● EXERCISE TASK
Repeat all the material exactly; pictures stay out of your copy.

● DATASET CONTENT
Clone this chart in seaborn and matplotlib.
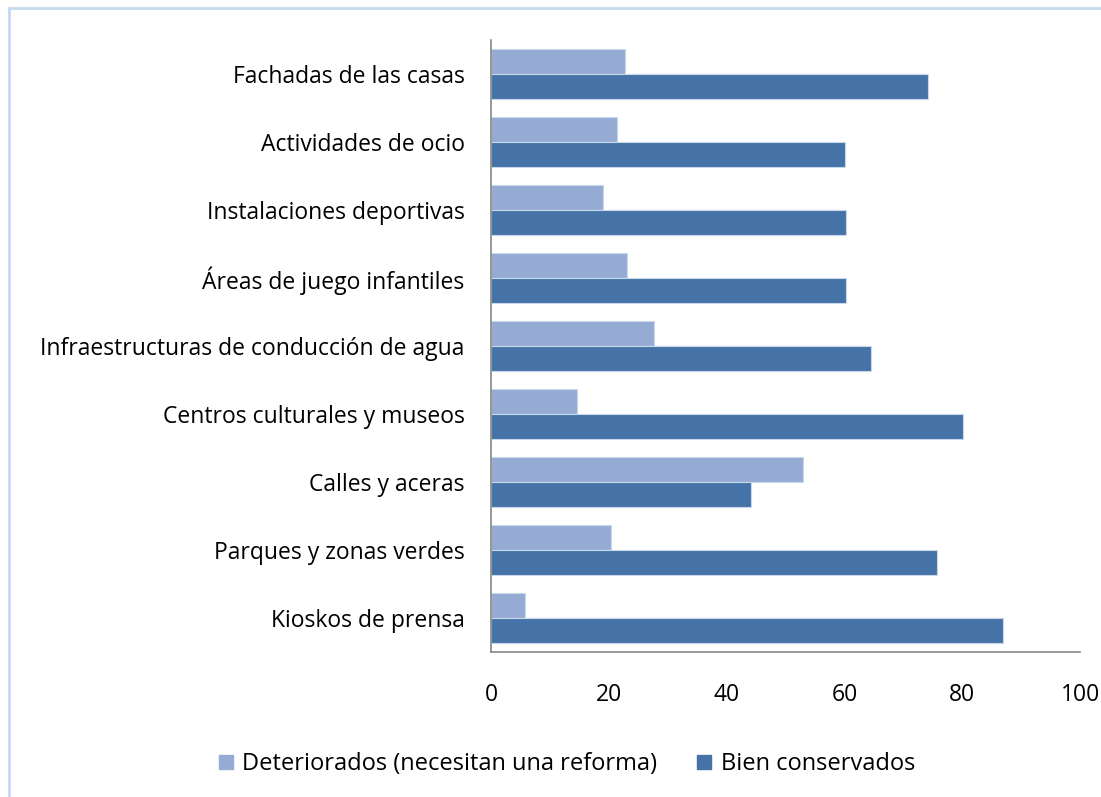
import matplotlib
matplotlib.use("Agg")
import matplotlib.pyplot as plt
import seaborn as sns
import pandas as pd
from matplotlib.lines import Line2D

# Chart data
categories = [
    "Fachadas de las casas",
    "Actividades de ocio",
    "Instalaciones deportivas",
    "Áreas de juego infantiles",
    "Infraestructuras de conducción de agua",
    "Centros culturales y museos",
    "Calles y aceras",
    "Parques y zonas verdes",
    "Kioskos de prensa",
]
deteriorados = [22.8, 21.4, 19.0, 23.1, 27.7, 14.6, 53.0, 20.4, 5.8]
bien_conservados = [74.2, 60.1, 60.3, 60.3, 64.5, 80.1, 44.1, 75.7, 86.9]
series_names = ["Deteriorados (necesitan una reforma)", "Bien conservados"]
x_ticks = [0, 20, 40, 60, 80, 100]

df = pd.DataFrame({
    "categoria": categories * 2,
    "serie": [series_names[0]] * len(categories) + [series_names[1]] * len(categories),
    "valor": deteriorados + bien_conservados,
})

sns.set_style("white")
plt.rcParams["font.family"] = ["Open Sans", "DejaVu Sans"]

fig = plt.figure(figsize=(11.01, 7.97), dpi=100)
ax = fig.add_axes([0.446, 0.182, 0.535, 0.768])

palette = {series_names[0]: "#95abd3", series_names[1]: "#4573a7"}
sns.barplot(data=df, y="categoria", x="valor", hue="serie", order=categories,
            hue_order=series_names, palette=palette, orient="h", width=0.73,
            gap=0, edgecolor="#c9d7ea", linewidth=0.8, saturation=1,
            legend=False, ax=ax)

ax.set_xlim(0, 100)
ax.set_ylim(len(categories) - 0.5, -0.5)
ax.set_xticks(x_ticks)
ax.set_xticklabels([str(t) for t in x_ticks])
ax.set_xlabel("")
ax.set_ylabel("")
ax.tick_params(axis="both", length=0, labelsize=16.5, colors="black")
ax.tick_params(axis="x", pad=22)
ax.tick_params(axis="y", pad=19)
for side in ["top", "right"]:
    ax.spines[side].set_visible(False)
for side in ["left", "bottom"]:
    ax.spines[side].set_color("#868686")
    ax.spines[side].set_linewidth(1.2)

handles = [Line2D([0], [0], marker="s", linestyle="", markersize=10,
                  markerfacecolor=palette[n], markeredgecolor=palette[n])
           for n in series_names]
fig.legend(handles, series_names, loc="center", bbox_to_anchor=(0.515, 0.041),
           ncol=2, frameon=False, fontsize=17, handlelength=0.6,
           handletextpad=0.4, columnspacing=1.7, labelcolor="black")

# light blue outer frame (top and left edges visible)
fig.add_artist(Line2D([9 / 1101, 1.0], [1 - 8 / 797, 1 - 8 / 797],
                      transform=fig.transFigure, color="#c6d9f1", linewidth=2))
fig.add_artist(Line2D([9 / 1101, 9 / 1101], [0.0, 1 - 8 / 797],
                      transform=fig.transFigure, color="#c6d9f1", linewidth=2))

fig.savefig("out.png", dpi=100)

● OUTPUT BELOW
Clone this chart in seaborn and matplotlib.
import matplotlib
matplotlib.use("Agg")
import matplotlib.pyplot as plt
import seaborn as sns
import pandas as pd
from matplotlib.lines import Line2D

# Chart data
categories = [
    "Fachadas de las casas",
    "Actividades de ocio",
    "Instalaciones deportivas",
    "Áreas de juego infantiles",
    "Infraestructuras de conducción de agua",
    "Centros culturales y museos",
    "Calles y aceras",
    "Parques y zonas verdes",
    "Kioskos de prensa",
]
deteriorados = [22.8, 21.4, 19.0, 23.1, 27.7, 14.6, 53.0, 20.4, 5.8]
bien_conservados = [74.2, 60.1, 60.3, 60.3, 64.5, 80.1, 44.1, 75.7, 86.9]
series_names = ["Deteriorados (necesitan una reforma)", "Bien conservados"]
x_ticks = [0, 20, 40, 60, 80, 100]

df = pd.DataFrame({
    "categoria": categories * 2,
    "serie": [series_names[0]] * len(categories) + [series_names[1]] * len(categories),
    "valor": deteriorados + bien_conservados,
})

sns.set_style("white")
plt.rcParams["font.family"] = ["Open Sans", "DejaVu Sans"]

fig = plt.figure(figsize=(11.01, 7.97), dpi=100)
ax = fig.add_axes([0.446, 0.182, 0.535, 0.768])

palette = {series_names[0]: "#95abd3", series_names[1]: "#4573a7"}
sns.barplot(data=df, y="categoria", x="valor", hue="serie", order=categories,
            hue_order=series_names, palette=palette, orient="h", width=0.73,
            gap=0, edgecolor="#c9d7ea", linewidth=0.8, saturation=1,
            legend=False, ax=ax)

ax.set_xlim(0, 100)
ax.set_ylim(len(categories) - 0.5, -0.5)
ax.set_xticks(x_ticks)
ax.set_xticklabels([str(t) for t in x_ticks])
ax.set_xlabel("")
ax.set_ylabel("")
ax.tick_params(axis="both", length=0, labelsize=16.5, colors="black")
ax.tick_params(axis="x", pad=22)
ax.tick_params(axis="y", pad=19)
for side in ["top", "right"]:
    ax.spines[side].set_visible(False)
for side in ["left", "bottom"]:
    ax.spines[side].set_color("#868686")
    ax.spines[side].set_linewidth(1.2)

handles = [Line2D([0], [0], marker="s", linestyle="", markersize=10,
                  markerfacecolor=palette[n], markeredgecolor=palette[n])
           for n in series_names]
fig.legend(handles, series_names, loc="center", bbox_to_anchor=(0.515, 0.041),
           ncol=2, frameon=False, fontsize=17, handlelength=0.6,
           handletextpad=0.4, columnspacing=1.7, labelcolor="black")

# light blue outer frame (top and left edges visible)
fig.add_artist(Line2D([9 / 1101, 1.0], [1 - 8 / 797, 1 - 8 / 797],
                      transform=fig.transFigure, color="#c6d9f1", linewidth=2))
fig.add_artist(Line2D([9 / 1101, 9 / 1101], [0.0, 1 - 8 / 797],
                      transform=fig.transFigure, color="#c6d9f1", linewidth=2))

fig.savefig("out.png", dpi=100)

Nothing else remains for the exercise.